Почему Голгофский крест — не Божья прихоть?

Главная причина, почему мир склонен воспринимать Голгофский крест как Божью прихоть (эдакое дорогостоящее, но невыгодное предприятие), кроется в том, что он (Крест) кладет конец человеческому самолюбованию и заставляет человека превозносить Бога превыше всего. Нет, пожалуй, слово «заставляет» здесь не совсем уместно. Точнее будет сказать, что Голгофский крест побуждает нас превозносить Бога с ликованием и торжеством. Голгофский крест — это смерть наших притязаний на ту любовь, которая делает нас центром всего и вся. Голгофский крест — это рождение радости оттого, что Бог есть центр всего и вся.

Является ли Голгофский крест радостью для вас?

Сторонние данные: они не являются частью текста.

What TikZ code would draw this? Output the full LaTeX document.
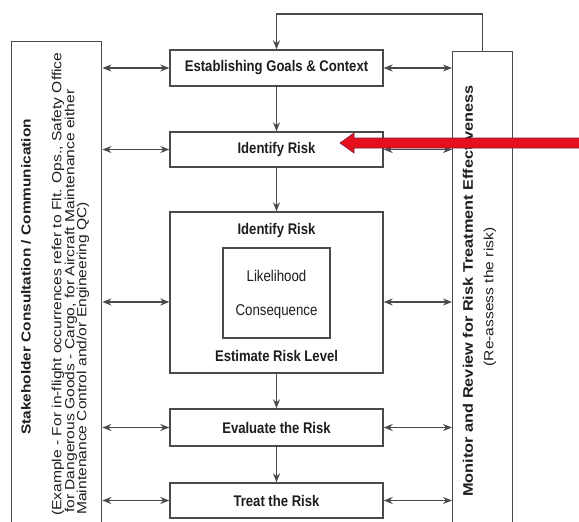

Испытайте себя. Какое умонастроение владеет вами? Начинается ли оно с Бога с Его правами и целями? Или же оно начинается с вас самих с вашими правами и желаниями? Что вы ощущаете, взирая на смерть Христа? Отчего ваша радость? Оттого, что непостижимое чудо Божественного деяния превращается в повод для самодовольства? Или оттого, что это чудо помогает вам отречься себя и преисполняет вас изумлением, трепетом и чувством преклонения, ибо в смерти Иисуса вы видите глубочайшее, ярчайшее свидетельство бесконечной преданности Бога славе Своей и Сыну Своему?

Вот в чем великое основание нашей надежды на спасение: прощение грехов зиждется, в конечном счете, не на нашем убогом достоинстве и несовершенных делах, а на безграничном достоинстве Божией праведности, на неколебимой преданности Бога Своей славе и на Его решимости возносить и утверждать славное имя Свое. А потому я всем сердцем призываю вас: твердо стойте в этом. Пусть это станет основанием всей вашей жизни. Пусть это станет основой ваших упований. Тогда вы освободитесь от мирского мышления — поверхностного, пустого. И не преткнетесь никогда. Если ваша радость в том, что Бог во Христе превозносит Себя, то такая радость не ведает посрамления.


1 Edinburgh, I. C. C. The Epistle to the Romans, Vol. 1 / I. C. C. Edinburgh – T.&T. Clark, 1975. – p. 213.